::: PROVIDED MATERIAL :::

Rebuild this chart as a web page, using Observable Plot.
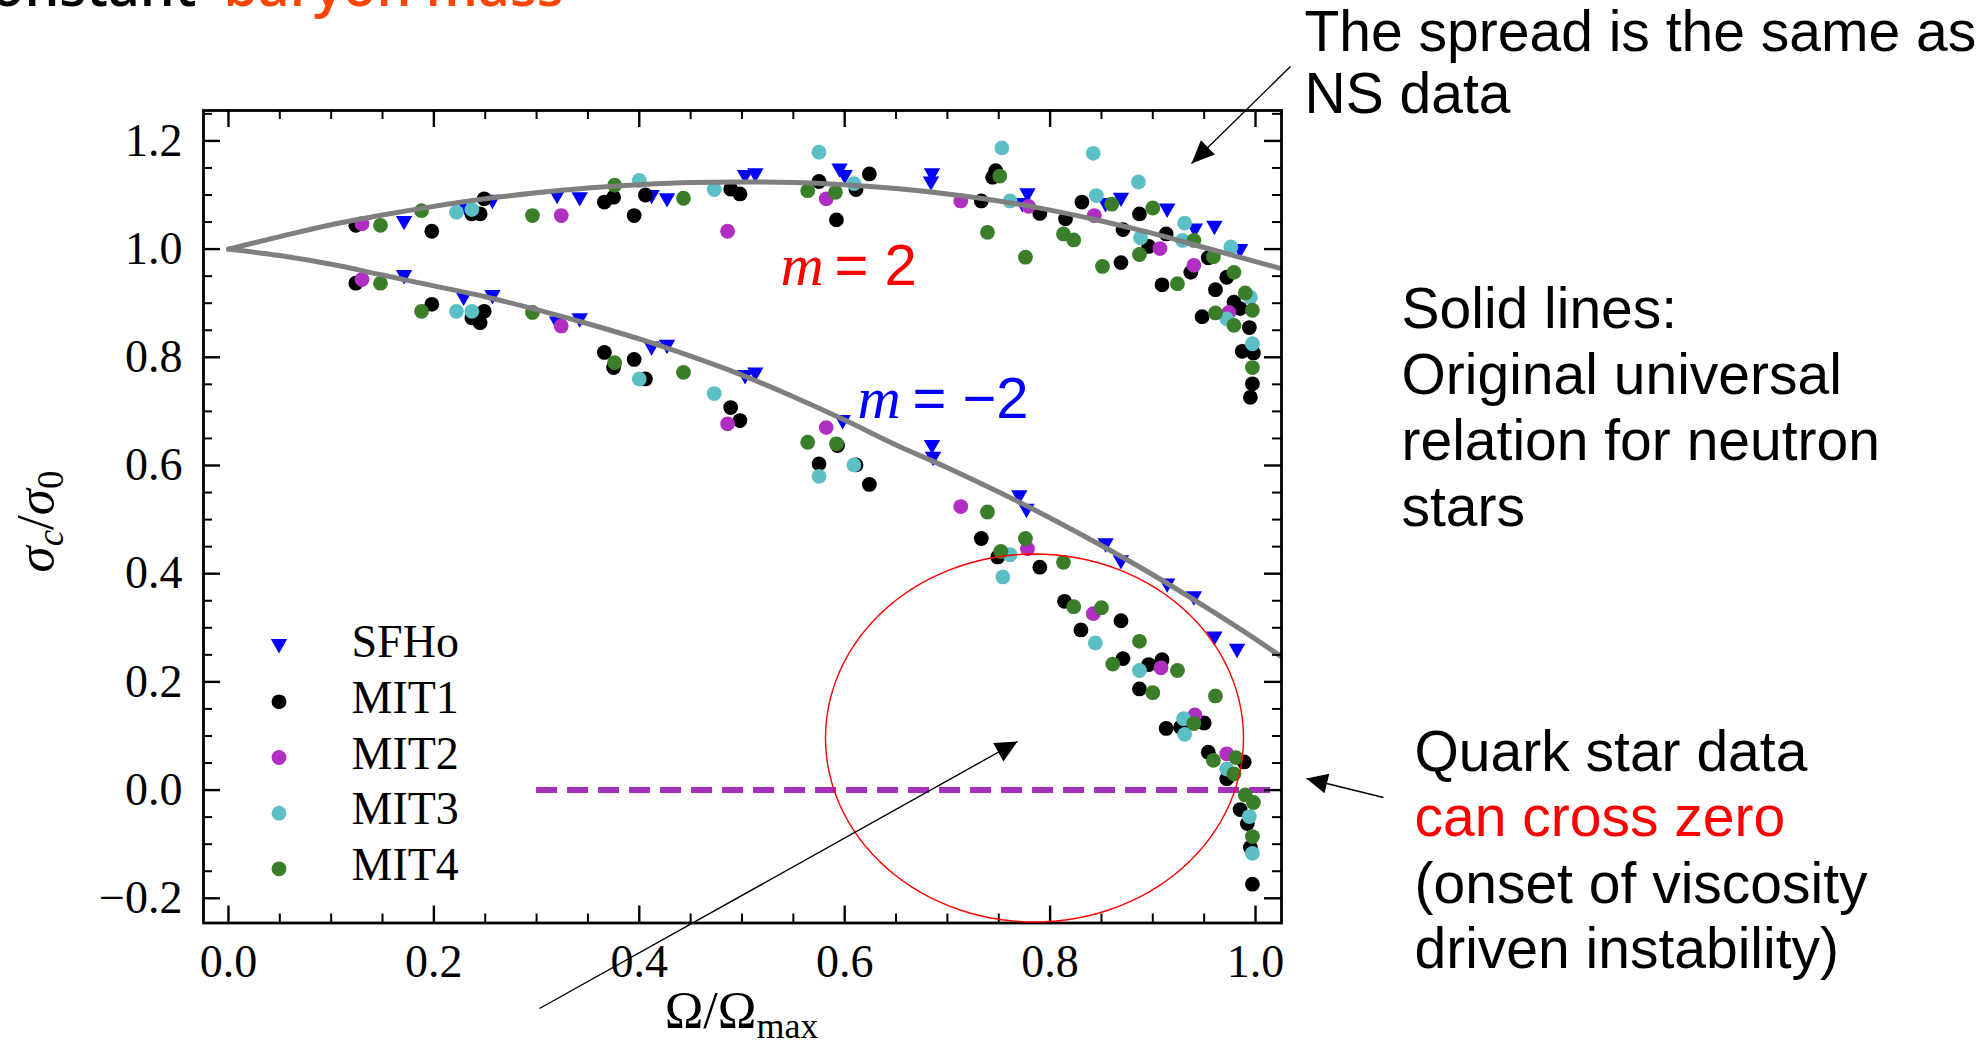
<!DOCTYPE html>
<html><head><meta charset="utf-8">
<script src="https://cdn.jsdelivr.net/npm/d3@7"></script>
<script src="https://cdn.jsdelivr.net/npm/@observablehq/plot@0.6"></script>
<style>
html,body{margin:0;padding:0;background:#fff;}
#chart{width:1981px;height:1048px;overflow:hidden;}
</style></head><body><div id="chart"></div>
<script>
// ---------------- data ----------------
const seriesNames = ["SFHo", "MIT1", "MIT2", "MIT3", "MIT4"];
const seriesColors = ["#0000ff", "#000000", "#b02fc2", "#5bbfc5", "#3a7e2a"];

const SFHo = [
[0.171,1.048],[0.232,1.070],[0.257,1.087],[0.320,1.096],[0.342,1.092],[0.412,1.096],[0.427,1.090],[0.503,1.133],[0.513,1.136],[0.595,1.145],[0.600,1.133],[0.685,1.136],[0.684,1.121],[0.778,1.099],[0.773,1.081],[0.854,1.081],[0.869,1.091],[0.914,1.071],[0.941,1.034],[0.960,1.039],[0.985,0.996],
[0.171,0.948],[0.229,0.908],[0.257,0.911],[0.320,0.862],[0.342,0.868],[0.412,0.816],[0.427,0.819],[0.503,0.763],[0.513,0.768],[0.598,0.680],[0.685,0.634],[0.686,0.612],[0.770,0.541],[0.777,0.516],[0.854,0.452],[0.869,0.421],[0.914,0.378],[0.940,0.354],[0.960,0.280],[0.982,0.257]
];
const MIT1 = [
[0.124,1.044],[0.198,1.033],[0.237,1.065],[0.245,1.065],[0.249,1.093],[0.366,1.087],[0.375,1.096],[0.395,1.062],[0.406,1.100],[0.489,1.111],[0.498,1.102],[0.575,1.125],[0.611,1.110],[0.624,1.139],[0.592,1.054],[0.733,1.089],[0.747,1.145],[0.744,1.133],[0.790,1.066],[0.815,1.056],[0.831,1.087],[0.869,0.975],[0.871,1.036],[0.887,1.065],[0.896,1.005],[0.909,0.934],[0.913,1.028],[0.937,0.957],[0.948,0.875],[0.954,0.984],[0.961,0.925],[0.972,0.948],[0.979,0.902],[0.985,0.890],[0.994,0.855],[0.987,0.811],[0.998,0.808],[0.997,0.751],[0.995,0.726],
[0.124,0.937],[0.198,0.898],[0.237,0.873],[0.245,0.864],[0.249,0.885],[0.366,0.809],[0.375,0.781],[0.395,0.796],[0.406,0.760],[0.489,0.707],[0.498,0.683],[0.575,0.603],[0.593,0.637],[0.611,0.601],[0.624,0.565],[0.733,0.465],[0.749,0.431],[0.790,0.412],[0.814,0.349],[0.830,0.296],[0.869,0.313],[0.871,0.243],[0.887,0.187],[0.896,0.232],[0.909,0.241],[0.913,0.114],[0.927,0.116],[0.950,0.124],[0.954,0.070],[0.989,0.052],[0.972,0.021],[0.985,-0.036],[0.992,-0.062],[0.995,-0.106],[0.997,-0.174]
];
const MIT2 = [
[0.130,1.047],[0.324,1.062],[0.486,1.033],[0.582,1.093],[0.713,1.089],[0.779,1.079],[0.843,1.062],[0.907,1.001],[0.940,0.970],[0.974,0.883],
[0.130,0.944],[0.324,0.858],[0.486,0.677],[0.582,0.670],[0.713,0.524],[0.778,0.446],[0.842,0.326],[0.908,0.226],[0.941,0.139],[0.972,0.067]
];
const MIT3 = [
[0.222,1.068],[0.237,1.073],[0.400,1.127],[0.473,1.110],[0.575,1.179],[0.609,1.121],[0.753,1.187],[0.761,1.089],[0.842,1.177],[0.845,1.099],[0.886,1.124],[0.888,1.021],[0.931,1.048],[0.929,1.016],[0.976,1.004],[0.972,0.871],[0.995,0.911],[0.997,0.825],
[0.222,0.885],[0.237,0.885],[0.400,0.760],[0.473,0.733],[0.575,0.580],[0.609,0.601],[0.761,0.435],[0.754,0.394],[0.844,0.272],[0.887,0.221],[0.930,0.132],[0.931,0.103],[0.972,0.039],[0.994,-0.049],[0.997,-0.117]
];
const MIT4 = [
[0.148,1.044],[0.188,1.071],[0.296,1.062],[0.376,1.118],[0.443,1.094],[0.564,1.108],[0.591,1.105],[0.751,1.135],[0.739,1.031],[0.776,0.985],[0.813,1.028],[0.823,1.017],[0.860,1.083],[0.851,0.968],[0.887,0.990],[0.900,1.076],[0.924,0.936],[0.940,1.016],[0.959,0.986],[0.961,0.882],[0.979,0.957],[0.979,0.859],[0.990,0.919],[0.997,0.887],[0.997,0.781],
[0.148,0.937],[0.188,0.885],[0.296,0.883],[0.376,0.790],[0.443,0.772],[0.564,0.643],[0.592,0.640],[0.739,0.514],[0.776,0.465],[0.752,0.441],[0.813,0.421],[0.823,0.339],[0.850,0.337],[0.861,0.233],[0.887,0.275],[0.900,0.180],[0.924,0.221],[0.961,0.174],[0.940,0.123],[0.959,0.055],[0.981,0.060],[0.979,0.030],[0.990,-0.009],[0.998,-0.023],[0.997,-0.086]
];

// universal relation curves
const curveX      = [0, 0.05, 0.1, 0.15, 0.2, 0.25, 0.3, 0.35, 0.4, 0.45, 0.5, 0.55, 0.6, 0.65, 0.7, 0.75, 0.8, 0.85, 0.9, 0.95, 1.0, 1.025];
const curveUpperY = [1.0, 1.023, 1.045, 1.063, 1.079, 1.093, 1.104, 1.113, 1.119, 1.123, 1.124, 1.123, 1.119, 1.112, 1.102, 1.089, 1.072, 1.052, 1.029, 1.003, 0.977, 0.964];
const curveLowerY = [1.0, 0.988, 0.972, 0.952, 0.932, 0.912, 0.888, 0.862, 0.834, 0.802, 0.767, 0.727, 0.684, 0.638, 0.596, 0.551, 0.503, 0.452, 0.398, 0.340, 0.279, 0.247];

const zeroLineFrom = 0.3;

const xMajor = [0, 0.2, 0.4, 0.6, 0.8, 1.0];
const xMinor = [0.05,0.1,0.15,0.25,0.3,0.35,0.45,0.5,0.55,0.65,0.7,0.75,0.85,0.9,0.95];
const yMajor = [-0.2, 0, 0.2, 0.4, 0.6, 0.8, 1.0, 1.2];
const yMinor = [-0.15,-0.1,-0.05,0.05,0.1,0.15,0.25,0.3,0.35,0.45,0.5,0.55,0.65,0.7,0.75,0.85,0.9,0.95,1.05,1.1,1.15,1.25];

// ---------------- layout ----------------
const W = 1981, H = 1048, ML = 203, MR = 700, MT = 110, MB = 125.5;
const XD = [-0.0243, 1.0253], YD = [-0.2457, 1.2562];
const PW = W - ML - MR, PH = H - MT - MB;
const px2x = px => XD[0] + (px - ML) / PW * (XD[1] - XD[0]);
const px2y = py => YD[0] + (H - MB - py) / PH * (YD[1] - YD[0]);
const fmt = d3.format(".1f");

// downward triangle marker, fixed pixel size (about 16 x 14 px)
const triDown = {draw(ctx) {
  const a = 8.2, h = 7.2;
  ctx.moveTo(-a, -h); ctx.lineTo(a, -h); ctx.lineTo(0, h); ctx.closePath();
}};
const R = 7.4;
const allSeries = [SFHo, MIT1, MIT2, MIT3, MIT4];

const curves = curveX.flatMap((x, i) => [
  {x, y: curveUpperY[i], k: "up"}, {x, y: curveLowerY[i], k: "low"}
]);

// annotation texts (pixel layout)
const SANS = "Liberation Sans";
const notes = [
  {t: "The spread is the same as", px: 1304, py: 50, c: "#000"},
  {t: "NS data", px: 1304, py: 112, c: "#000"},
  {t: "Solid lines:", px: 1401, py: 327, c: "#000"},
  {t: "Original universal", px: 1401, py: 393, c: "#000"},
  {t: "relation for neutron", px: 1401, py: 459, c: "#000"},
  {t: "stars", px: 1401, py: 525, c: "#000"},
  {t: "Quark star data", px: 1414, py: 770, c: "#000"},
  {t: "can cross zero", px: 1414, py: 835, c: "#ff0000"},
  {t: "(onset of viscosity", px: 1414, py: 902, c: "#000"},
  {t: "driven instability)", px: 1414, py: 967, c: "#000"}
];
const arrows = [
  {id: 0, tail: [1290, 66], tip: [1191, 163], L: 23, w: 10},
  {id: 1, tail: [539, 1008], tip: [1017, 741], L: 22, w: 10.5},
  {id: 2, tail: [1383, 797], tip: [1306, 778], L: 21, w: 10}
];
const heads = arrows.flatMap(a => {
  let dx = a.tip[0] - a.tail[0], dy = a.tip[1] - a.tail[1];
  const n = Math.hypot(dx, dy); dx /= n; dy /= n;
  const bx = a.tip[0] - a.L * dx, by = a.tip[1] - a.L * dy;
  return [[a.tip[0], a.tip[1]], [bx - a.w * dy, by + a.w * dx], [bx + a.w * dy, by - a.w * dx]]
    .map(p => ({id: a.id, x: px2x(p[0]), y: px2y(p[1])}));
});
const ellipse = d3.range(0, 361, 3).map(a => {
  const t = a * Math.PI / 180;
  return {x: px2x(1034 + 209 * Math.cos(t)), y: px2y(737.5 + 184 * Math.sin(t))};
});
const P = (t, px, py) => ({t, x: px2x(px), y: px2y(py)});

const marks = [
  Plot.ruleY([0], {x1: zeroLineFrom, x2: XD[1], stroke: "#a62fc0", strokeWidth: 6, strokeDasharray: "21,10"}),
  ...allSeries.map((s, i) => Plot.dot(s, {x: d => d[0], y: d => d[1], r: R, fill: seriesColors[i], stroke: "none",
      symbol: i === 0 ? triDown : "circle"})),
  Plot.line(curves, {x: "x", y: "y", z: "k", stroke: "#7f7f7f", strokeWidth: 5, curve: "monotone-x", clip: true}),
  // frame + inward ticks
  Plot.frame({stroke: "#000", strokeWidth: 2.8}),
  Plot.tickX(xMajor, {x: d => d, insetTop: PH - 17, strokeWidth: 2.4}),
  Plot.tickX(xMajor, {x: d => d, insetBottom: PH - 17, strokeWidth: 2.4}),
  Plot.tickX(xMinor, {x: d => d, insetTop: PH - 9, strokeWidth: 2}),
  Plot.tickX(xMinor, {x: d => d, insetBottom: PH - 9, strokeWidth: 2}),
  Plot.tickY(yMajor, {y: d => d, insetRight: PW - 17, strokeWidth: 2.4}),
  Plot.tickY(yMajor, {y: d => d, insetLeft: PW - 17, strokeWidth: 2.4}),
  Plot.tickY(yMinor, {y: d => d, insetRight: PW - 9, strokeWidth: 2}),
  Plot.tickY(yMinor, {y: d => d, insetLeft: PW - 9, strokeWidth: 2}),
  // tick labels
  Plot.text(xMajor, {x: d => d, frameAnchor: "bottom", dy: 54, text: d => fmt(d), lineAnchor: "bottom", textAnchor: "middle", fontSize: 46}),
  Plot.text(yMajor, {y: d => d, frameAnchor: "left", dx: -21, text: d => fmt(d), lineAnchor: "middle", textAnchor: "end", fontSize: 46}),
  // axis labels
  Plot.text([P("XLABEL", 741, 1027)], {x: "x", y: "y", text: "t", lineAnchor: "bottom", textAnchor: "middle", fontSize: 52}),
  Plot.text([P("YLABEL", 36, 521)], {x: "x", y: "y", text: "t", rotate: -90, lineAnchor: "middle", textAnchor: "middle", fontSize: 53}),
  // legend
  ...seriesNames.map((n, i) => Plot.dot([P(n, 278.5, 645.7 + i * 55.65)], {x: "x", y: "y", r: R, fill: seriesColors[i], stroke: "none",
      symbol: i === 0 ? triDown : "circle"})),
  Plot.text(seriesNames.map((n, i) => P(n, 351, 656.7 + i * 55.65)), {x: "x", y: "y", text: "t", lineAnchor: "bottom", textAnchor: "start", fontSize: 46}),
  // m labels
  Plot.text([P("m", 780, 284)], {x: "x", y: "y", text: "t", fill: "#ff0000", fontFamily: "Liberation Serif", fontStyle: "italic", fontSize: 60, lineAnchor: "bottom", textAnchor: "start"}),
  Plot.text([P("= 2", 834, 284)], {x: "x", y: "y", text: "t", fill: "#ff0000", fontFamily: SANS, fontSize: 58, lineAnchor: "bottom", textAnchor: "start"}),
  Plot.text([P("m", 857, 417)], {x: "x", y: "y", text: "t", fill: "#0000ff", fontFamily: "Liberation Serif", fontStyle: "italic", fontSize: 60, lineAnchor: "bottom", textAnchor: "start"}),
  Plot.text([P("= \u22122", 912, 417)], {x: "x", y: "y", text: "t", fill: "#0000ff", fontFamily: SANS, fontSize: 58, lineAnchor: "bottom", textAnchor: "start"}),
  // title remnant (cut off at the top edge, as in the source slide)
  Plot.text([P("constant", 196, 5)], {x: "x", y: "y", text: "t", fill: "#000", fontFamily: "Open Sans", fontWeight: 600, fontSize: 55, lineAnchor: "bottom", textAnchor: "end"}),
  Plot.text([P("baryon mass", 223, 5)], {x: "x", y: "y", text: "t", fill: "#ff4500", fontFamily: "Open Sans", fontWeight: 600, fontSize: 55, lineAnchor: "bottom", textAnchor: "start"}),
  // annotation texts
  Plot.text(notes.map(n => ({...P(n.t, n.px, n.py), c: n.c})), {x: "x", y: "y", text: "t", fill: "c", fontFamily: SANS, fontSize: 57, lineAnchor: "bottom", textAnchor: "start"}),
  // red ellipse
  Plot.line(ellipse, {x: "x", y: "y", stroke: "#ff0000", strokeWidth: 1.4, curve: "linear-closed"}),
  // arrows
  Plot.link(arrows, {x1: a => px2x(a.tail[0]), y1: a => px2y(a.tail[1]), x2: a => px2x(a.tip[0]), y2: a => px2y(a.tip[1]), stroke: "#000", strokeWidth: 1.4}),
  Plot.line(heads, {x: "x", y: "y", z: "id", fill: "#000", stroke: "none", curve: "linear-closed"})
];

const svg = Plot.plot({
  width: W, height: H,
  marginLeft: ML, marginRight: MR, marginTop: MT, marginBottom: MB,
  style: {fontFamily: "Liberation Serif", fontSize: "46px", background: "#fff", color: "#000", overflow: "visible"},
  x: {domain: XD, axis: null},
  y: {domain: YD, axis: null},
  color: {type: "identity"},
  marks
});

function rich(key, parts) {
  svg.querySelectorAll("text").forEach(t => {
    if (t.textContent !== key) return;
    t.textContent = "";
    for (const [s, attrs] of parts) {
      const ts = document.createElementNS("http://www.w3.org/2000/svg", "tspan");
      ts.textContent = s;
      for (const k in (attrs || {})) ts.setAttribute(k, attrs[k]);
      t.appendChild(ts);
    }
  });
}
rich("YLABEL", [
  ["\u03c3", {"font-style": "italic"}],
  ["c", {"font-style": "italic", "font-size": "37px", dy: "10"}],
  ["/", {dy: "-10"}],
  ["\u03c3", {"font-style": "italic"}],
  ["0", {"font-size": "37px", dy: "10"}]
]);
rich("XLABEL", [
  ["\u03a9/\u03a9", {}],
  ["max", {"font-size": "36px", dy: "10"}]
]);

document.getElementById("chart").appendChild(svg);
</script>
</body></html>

:::

DO THIS:
Tell how many lines of the material above hold "chart", answering with a bare number.

SOLUTION FOR THIS EXERCISE:
4